— Start Provided records —

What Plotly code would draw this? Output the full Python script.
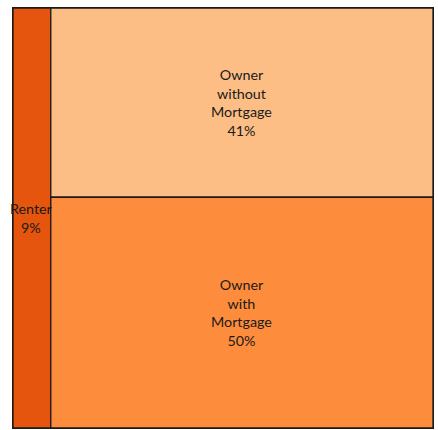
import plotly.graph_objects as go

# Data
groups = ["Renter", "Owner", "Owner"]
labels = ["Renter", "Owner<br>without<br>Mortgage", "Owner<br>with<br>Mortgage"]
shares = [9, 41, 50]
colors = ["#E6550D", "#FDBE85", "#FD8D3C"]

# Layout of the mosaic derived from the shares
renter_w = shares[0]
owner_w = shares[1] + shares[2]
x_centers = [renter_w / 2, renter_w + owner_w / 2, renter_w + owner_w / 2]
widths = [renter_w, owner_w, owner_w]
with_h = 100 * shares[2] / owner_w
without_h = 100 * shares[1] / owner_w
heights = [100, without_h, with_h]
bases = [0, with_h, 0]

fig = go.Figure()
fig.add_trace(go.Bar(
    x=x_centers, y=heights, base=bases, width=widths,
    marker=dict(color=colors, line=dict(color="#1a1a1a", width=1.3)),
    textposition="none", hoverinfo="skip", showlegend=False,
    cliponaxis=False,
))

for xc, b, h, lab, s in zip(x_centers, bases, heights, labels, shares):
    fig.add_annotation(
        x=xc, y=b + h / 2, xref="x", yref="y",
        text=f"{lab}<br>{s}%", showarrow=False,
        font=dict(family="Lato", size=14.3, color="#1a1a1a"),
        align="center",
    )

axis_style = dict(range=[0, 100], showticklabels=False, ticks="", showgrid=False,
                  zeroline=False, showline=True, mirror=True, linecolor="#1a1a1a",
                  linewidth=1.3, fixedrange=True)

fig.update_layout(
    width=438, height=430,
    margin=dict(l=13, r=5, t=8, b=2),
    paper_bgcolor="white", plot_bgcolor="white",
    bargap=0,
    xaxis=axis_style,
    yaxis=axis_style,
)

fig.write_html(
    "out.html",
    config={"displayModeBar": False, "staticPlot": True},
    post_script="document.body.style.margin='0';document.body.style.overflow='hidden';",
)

— End Provided records —
— Start Provided records —

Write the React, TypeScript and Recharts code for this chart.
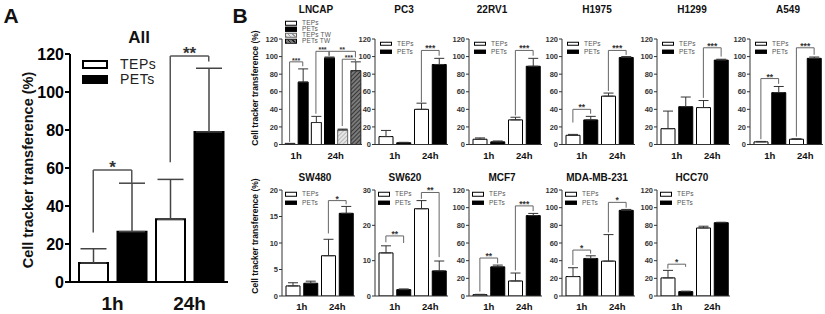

— End Provided records —
— Start Provided records —

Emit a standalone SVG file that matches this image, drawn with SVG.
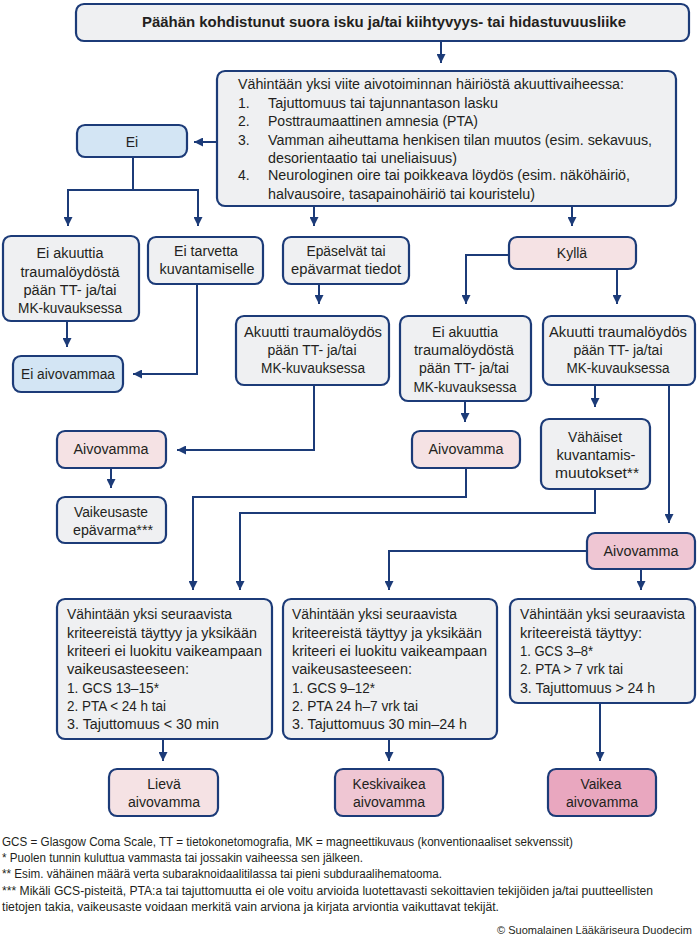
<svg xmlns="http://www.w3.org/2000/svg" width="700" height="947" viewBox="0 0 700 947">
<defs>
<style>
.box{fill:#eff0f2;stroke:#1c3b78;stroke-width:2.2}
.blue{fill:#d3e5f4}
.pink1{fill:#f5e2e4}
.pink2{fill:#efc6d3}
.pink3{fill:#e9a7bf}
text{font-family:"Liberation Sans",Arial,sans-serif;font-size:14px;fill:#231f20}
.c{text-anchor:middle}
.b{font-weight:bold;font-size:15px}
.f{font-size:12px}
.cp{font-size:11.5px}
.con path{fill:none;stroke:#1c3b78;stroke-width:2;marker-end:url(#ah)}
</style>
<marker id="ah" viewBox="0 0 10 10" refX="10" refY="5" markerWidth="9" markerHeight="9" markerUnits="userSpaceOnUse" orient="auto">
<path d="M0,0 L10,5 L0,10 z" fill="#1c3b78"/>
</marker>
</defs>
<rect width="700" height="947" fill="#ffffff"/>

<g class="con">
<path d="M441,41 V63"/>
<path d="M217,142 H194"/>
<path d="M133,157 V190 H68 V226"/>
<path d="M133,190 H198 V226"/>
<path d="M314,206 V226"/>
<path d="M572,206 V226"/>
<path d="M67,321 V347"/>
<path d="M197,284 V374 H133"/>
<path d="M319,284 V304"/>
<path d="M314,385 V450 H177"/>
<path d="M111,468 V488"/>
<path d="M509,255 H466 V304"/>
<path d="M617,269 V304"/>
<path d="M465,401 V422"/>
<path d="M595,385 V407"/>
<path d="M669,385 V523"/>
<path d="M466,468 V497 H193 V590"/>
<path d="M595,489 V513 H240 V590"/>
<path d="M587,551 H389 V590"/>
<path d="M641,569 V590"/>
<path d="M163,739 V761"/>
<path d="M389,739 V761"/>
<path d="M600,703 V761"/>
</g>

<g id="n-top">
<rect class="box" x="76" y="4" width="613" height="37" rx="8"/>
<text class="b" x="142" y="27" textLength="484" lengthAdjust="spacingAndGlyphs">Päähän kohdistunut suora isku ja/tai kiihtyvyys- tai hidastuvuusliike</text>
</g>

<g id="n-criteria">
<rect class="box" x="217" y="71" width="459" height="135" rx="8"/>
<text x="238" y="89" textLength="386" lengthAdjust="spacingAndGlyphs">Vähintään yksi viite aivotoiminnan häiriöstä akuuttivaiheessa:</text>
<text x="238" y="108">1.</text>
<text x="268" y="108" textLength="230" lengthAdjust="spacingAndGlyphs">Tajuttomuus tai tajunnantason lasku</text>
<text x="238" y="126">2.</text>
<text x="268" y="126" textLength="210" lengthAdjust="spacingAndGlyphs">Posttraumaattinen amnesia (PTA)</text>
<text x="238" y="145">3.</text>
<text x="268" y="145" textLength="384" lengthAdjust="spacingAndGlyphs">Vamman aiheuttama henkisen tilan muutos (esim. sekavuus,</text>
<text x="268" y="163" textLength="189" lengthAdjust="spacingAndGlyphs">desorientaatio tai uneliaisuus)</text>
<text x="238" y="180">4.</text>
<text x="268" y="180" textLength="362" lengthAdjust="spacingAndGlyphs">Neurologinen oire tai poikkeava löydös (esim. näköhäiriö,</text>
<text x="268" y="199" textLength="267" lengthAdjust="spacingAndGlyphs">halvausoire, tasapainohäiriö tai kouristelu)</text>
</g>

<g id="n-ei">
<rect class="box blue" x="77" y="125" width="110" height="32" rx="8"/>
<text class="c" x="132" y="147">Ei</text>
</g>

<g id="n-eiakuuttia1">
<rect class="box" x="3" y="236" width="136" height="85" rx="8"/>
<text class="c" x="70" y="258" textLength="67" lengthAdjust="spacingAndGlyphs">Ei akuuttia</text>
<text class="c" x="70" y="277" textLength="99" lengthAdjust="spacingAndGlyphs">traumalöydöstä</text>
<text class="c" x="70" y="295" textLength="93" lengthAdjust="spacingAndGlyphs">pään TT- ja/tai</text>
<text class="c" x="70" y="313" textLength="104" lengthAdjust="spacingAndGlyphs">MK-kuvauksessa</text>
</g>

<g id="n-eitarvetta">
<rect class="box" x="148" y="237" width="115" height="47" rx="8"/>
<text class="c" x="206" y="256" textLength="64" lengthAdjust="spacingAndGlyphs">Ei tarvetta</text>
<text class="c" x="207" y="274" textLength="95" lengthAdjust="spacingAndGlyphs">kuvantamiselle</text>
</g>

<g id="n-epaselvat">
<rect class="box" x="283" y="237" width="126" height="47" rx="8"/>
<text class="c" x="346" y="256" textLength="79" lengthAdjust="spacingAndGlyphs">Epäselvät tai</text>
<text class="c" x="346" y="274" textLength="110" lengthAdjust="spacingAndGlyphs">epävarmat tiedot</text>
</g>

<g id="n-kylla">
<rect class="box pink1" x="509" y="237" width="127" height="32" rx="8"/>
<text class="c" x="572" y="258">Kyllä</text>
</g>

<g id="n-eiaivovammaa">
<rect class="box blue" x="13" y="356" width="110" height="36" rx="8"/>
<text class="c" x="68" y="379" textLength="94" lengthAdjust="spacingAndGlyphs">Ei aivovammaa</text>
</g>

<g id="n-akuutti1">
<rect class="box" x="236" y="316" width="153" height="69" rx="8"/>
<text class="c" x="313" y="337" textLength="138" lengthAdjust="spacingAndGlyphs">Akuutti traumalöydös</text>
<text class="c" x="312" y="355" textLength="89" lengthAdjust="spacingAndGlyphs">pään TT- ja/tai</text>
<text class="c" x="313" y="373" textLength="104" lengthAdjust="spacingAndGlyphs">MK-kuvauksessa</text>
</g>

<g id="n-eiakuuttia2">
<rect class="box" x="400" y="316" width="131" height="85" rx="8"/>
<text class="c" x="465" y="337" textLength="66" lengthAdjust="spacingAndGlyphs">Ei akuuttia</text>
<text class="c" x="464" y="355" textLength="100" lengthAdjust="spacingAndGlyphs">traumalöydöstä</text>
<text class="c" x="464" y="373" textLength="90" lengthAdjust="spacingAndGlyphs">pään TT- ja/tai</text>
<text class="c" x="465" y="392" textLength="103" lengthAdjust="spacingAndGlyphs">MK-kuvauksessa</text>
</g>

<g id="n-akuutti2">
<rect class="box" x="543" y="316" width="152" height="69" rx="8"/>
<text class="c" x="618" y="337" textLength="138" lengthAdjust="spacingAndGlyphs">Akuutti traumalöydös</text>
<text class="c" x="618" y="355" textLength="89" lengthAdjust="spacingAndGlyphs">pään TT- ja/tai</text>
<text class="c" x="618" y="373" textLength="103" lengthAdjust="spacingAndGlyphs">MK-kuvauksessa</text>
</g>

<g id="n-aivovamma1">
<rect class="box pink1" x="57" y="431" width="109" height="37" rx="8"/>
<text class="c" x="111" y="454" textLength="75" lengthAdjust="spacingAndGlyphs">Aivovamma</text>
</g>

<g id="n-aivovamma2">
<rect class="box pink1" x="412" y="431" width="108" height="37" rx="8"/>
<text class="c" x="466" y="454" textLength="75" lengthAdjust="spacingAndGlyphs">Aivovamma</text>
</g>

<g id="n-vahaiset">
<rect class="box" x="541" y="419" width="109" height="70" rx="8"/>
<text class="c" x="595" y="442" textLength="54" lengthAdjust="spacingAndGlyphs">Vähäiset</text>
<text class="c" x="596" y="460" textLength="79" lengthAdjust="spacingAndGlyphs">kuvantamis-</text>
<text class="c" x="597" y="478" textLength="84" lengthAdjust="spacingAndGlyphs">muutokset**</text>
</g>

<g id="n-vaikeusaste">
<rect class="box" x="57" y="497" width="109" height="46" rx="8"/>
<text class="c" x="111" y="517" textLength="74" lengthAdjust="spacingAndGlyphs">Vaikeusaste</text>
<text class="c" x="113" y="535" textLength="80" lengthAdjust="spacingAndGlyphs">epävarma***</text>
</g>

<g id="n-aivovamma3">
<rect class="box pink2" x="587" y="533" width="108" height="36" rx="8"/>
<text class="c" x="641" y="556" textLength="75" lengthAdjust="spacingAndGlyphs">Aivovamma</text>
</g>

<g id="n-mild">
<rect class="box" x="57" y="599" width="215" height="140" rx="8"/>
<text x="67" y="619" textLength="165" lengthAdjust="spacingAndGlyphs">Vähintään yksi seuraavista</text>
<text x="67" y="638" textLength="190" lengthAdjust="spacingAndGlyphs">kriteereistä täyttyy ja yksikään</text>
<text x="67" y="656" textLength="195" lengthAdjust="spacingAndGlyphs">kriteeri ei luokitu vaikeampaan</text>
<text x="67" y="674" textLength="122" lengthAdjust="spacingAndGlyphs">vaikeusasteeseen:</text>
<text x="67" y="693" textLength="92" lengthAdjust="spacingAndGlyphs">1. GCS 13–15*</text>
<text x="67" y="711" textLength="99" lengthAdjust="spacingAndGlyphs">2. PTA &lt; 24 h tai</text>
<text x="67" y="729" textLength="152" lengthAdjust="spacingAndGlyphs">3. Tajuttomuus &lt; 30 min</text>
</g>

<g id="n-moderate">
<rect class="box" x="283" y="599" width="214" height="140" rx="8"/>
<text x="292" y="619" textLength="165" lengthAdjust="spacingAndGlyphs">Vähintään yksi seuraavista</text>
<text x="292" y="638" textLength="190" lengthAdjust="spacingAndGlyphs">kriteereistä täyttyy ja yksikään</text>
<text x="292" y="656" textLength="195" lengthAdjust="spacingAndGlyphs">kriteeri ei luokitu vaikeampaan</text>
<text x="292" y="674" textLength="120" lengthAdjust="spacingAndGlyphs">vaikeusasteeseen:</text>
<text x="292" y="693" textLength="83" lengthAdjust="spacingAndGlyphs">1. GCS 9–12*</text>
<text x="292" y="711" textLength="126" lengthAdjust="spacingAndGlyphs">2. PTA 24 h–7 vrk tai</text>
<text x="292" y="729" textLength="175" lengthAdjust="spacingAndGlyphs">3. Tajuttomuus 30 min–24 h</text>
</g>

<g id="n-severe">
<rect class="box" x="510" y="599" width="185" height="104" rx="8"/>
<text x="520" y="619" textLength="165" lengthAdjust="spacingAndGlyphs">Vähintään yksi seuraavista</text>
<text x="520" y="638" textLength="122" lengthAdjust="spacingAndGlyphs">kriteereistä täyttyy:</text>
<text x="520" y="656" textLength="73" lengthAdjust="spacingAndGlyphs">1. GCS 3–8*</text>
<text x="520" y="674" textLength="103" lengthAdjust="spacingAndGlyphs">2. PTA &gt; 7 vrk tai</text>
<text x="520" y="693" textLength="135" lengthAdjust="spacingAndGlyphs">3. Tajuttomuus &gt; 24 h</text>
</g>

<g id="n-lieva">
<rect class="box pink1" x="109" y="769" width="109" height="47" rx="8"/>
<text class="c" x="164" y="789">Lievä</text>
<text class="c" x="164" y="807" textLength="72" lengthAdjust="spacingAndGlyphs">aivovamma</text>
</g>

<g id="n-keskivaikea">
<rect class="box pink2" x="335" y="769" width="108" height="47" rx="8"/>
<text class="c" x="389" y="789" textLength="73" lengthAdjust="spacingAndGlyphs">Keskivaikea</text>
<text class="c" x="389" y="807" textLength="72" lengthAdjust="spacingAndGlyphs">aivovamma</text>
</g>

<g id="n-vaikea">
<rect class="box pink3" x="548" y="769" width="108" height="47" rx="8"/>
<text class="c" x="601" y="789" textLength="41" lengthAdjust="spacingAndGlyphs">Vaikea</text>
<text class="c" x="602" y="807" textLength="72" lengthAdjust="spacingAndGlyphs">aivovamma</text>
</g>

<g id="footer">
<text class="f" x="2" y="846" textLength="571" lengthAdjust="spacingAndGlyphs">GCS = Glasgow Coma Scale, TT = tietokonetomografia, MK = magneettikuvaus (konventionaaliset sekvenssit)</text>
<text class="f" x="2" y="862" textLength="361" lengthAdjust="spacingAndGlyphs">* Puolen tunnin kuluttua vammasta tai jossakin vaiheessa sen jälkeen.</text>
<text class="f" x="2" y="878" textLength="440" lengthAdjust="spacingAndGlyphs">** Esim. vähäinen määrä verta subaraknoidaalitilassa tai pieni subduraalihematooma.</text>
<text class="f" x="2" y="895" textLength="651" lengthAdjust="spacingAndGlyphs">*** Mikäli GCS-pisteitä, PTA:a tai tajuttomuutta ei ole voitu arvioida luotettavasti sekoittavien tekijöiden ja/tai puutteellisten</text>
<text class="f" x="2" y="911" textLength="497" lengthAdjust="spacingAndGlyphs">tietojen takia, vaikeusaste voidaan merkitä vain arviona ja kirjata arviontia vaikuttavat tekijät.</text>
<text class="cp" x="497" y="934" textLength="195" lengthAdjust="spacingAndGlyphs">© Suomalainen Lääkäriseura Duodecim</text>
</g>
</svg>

— End Provided records —

* **Short exercise**: Wherever "this" shows up in a line, copy that line.

* **Task result**:
What Plotly code would draw this? Output the full Python script.
Write the React, TypeScript and Recharts code for this chart.
Emit a standalone SVG file that matches this image, drawn with SVG.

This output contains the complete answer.